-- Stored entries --
******
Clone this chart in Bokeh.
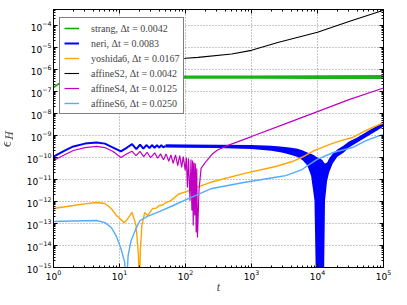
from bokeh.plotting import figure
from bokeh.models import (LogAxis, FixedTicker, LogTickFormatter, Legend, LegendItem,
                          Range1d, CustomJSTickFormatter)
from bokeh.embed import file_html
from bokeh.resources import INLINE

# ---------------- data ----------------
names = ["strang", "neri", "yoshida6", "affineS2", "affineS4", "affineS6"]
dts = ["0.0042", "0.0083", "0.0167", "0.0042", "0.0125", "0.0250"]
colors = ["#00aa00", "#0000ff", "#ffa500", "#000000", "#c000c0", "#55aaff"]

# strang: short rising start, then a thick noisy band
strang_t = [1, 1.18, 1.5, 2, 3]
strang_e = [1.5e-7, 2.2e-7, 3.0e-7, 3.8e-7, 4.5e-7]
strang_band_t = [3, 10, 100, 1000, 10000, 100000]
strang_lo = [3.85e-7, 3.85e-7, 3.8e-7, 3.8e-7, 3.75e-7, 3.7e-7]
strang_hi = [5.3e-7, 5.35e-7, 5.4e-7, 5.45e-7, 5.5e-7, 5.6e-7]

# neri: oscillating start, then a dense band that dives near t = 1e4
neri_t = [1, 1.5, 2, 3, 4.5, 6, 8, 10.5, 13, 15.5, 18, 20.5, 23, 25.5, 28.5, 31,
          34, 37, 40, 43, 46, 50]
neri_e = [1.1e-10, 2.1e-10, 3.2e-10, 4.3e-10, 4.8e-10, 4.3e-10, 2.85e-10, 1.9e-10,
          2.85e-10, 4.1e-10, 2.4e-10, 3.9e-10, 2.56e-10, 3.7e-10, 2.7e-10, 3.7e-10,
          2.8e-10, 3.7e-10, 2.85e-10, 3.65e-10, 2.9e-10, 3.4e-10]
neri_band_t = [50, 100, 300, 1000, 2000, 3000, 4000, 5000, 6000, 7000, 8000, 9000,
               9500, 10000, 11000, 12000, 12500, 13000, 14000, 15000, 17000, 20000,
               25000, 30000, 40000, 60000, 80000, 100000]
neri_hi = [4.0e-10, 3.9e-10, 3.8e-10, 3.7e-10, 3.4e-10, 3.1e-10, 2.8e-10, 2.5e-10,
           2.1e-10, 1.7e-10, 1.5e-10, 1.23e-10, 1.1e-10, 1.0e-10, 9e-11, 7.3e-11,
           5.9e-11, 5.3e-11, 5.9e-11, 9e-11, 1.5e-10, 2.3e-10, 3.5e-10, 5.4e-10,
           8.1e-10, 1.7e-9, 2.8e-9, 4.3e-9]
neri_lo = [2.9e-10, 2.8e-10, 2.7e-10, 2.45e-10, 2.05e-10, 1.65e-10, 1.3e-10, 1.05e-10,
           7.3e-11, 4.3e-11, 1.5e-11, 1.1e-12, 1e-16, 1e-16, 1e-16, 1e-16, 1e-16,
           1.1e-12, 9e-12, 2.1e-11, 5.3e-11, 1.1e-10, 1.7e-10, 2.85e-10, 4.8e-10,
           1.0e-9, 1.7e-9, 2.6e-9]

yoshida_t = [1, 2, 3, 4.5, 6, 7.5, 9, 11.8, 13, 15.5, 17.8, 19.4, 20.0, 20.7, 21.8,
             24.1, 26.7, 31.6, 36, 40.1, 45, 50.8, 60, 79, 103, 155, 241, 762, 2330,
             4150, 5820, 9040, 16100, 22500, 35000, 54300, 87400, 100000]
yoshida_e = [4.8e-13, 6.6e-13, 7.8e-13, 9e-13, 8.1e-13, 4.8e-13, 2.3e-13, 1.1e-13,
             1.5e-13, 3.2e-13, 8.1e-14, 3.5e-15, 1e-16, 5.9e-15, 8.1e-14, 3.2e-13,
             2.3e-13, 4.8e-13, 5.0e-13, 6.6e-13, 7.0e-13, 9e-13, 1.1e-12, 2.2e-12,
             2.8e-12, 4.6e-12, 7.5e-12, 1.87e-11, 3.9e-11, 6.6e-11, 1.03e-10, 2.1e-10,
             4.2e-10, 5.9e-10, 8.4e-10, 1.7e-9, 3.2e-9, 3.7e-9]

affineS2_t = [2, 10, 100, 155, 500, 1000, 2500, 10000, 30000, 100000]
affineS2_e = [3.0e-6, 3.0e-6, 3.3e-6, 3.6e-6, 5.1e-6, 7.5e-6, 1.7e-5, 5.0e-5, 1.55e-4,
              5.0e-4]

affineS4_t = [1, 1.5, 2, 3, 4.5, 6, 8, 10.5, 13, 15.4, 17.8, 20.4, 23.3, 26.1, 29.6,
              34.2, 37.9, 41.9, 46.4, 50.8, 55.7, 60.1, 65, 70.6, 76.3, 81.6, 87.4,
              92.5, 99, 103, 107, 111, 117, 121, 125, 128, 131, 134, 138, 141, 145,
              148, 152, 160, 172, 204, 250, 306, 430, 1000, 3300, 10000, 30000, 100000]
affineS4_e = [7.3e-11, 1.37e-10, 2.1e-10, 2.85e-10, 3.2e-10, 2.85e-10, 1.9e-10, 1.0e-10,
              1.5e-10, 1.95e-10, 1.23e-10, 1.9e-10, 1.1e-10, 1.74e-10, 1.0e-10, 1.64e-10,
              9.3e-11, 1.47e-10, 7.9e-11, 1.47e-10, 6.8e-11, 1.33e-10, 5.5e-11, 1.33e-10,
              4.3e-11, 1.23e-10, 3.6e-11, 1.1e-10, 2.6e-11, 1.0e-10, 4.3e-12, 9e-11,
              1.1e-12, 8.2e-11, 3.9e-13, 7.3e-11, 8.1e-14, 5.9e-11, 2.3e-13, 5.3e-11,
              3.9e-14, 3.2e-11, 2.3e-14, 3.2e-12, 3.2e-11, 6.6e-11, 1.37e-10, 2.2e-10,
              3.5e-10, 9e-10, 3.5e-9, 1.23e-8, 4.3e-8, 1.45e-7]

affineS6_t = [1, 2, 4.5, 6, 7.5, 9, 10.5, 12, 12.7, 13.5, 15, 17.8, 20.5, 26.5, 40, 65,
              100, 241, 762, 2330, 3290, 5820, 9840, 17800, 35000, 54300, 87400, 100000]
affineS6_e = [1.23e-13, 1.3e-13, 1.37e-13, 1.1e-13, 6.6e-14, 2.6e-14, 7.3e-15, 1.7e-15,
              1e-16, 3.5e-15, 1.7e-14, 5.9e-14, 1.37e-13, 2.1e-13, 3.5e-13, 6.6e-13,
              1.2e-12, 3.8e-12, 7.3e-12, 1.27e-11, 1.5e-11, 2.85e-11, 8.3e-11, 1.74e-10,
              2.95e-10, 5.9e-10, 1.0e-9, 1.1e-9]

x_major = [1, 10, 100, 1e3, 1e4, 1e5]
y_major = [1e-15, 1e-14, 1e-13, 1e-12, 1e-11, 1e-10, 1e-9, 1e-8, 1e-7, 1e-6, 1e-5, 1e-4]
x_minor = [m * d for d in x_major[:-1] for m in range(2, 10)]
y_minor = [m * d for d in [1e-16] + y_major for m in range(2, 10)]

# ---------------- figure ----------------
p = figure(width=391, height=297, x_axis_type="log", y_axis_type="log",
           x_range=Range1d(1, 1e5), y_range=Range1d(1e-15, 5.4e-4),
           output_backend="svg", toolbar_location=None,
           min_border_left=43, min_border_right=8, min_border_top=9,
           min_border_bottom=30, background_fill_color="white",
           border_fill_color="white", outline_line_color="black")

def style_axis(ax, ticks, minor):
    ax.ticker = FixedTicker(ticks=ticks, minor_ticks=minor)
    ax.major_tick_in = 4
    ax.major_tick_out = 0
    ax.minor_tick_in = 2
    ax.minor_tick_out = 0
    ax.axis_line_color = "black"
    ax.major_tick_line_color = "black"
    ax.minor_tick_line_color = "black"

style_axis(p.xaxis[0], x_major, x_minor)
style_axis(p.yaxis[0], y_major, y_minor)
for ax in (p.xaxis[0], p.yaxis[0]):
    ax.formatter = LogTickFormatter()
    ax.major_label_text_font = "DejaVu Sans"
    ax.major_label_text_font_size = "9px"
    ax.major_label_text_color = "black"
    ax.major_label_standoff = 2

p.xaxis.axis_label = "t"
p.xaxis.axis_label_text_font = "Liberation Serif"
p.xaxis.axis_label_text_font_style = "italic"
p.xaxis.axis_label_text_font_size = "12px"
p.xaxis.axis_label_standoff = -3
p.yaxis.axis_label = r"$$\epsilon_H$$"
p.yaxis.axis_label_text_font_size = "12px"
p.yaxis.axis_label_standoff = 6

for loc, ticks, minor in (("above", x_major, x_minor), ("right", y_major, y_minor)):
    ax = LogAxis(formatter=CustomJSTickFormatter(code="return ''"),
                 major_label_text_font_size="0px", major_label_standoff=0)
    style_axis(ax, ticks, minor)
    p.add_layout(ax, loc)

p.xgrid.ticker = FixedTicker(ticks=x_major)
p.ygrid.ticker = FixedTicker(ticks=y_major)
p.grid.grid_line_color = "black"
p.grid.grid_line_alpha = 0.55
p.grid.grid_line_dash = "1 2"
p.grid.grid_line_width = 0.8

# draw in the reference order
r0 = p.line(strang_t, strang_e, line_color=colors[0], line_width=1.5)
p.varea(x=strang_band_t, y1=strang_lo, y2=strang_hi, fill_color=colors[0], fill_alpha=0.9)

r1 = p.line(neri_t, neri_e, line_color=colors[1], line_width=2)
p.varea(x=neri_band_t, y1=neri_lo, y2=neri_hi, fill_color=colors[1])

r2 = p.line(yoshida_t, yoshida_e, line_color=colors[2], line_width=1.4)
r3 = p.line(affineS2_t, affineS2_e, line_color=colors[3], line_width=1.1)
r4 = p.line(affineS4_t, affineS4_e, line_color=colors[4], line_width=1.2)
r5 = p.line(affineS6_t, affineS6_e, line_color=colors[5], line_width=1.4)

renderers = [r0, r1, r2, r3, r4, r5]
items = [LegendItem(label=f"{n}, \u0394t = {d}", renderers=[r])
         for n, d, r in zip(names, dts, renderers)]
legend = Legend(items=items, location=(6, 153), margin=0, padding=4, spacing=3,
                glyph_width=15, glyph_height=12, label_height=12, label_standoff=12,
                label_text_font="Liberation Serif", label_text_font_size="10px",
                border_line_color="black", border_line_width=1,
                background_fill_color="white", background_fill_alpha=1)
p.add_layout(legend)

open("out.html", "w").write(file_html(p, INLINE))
******
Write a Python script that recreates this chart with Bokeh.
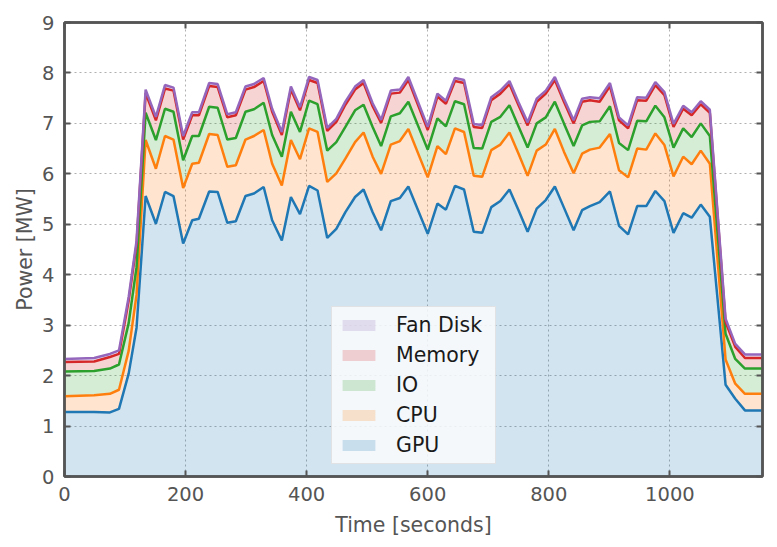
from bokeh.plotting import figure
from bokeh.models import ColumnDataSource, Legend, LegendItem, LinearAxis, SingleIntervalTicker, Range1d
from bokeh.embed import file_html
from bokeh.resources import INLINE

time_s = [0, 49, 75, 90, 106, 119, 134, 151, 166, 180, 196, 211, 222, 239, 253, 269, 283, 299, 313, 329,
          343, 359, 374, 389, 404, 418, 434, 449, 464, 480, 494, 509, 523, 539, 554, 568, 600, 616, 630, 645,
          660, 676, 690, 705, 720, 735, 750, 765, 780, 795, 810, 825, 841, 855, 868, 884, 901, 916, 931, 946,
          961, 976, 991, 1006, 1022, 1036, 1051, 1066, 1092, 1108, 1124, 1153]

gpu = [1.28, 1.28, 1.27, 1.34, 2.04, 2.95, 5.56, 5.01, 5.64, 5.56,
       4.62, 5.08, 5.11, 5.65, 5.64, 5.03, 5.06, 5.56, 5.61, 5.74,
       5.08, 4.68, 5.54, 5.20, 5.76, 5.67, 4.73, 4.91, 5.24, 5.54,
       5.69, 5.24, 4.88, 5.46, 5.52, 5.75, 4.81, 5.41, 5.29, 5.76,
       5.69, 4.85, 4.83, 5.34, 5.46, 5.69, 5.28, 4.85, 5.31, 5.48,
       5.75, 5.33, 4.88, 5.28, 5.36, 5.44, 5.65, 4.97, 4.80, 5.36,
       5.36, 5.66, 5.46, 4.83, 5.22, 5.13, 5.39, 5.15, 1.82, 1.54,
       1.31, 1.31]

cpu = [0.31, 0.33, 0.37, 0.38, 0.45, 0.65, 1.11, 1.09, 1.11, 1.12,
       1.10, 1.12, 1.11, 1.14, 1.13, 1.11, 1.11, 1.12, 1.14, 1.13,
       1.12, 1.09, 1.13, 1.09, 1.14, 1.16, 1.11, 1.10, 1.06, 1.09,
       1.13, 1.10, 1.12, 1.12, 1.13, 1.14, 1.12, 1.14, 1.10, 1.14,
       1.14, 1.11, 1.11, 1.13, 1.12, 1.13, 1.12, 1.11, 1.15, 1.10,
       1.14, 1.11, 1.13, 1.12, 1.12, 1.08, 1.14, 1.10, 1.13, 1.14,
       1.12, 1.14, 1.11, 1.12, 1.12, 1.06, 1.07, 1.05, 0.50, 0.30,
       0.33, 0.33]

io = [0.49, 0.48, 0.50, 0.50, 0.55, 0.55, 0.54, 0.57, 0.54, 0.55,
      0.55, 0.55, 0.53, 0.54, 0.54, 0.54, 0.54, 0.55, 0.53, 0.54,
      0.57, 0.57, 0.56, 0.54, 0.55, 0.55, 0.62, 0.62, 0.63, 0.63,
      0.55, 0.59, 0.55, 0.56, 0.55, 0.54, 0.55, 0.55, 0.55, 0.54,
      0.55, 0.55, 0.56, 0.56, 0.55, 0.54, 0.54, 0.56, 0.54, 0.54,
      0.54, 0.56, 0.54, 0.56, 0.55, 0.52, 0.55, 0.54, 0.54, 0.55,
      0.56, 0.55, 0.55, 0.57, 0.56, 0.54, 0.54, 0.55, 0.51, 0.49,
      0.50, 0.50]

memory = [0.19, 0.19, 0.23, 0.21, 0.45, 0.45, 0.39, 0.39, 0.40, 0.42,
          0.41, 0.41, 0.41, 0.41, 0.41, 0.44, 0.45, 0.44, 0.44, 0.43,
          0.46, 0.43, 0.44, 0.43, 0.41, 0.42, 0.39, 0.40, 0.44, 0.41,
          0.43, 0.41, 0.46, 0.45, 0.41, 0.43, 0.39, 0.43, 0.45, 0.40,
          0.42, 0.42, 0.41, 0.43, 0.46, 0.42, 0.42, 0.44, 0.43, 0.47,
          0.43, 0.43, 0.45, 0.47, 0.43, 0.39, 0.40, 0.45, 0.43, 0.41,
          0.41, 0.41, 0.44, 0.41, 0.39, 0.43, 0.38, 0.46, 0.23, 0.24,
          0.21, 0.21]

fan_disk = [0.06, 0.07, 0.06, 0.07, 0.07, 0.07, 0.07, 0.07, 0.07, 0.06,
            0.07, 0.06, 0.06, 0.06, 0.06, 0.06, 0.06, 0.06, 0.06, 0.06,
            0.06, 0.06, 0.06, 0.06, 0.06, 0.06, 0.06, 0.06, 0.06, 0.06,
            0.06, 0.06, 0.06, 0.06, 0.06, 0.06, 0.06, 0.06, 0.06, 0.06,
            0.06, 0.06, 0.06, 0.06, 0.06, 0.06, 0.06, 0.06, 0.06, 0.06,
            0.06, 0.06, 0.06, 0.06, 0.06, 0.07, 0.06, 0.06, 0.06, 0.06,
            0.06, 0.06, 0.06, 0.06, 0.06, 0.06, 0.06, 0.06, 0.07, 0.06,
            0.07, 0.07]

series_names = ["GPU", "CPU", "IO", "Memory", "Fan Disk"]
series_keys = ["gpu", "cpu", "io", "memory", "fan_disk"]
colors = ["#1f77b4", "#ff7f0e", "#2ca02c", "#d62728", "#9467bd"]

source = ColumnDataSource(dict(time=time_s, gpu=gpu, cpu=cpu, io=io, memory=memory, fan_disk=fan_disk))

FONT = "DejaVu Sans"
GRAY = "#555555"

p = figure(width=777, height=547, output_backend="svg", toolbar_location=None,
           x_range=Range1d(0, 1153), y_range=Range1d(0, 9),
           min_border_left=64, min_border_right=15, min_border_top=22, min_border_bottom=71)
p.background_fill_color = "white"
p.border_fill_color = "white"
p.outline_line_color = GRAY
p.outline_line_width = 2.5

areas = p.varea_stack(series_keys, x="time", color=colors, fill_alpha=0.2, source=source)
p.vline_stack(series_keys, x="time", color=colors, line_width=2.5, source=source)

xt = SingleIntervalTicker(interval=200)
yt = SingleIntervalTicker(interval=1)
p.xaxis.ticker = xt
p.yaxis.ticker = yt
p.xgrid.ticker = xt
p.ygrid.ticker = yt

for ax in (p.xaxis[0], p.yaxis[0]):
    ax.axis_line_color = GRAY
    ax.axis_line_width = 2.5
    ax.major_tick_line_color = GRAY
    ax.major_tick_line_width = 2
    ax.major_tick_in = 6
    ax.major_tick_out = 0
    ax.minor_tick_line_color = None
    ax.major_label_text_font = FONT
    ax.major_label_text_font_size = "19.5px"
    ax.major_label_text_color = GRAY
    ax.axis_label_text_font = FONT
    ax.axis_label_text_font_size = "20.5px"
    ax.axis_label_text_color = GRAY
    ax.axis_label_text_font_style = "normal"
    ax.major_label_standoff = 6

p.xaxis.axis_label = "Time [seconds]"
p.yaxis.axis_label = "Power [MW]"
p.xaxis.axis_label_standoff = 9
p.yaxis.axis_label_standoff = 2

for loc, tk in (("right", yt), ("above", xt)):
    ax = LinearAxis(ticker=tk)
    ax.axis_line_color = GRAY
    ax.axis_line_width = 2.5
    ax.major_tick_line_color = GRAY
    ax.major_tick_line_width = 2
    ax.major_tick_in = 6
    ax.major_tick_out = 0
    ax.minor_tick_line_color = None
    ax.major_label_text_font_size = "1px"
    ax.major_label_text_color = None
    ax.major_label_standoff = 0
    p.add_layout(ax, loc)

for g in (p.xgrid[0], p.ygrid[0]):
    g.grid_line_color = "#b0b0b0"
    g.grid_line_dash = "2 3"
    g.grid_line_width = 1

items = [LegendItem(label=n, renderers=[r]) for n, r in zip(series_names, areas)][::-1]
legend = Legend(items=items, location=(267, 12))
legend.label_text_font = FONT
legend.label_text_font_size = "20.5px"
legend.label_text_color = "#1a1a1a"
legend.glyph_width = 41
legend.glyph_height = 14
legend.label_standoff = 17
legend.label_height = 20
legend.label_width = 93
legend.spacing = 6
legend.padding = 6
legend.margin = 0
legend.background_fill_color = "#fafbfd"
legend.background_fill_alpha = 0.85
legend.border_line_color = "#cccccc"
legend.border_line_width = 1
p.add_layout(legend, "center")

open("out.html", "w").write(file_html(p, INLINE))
******
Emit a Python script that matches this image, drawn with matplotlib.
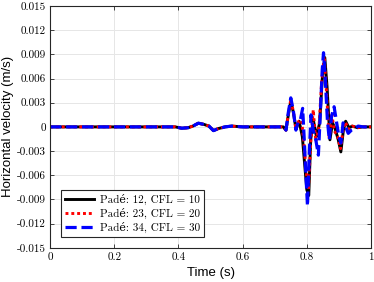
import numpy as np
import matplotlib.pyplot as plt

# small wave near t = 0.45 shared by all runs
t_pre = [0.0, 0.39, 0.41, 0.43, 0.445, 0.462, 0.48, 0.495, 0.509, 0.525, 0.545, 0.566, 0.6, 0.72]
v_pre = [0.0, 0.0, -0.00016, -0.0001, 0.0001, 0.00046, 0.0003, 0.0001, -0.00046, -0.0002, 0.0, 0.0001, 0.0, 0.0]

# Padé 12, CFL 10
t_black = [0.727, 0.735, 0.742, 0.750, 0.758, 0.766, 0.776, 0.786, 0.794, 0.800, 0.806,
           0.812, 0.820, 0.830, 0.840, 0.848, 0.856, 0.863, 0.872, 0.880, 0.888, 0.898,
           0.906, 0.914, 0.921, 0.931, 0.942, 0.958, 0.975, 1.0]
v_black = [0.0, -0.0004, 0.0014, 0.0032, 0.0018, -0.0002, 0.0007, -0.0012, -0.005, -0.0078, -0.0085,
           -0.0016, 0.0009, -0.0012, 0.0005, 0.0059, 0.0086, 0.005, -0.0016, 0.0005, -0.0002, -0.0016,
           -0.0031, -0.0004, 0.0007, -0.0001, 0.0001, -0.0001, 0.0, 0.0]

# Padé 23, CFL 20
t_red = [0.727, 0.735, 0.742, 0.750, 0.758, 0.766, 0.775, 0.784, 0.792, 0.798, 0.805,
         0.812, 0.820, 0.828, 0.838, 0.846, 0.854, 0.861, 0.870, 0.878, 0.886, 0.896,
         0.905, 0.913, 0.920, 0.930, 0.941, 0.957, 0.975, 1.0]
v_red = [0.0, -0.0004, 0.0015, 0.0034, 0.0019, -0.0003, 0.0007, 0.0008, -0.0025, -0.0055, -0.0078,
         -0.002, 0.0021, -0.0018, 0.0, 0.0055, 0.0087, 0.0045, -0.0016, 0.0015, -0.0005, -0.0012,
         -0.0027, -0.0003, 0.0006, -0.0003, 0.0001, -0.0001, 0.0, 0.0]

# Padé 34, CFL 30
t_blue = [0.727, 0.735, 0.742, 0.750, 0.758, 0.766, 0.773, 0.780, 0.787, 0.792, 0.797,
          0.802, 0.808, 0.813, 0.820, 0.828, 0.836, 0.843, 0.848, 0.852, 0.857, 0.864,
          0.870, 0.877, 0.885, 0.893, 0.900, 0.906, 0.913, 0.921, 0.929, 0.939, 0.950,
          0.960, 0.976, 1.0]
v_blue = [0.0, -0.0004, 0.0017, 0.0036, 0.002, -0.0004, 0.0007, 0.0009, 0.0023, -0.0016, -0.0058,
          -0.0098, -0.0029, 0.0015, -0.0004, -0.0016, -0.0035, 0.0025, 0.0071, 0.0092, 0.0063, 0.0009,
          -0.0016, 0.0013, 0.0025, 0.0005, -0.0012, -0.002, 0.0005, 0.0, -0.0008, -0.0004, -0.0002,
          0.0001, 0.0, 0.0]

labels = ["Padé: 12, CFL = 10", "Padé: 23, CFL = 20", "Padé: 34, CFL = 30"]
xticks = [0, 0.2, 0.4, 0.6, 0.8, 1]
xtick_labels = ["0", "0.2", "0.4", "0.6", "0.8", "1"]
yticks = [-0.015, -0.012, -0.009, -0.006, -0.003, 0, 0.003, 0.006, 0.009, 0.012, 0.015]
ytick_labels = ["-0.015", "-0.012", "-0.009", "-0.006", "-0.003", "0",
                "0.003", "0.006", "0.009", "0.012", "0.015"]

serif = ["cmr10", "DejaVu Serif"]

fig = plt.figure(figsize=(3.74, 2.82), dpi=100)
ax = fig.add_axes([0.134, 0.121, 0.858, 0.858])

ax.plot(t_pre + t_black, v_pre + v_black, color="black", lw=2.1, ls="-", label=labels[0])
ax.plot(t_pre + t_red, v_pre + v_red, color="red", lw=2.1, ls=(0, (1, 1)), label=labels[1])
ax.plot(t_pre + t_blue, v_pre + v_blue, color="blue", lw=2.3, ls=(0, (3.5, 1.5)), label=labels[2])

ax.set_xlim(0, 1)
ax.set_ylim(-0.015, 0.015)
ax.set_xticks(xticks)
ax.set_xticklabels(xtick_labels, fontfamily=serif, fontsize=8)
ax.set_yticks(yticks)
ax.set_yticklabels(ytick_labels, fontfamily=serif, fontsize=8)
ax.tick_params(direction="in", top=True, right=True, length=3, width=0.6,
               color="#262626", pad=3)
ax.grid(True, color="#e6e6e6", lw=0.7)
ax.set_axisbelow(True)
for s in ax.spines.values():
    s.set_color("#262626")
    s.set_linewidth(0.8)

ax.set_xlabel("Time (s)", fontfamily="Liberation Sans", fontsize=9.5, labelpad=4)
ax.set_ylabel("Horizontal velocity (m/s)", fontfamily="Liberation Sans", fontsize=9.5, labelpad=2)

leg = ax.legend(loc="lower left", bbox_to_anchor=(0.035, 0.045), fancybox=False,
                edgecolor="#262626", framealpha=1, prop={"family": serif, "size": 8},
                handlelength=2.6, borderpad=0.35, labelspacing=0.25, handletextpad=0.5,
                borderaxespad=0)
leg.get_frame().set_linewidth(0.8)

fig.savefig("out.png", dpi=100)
******
-- Brief --
Find how many lines hold the string "with", and state that number alone.

-- Answer in full --
2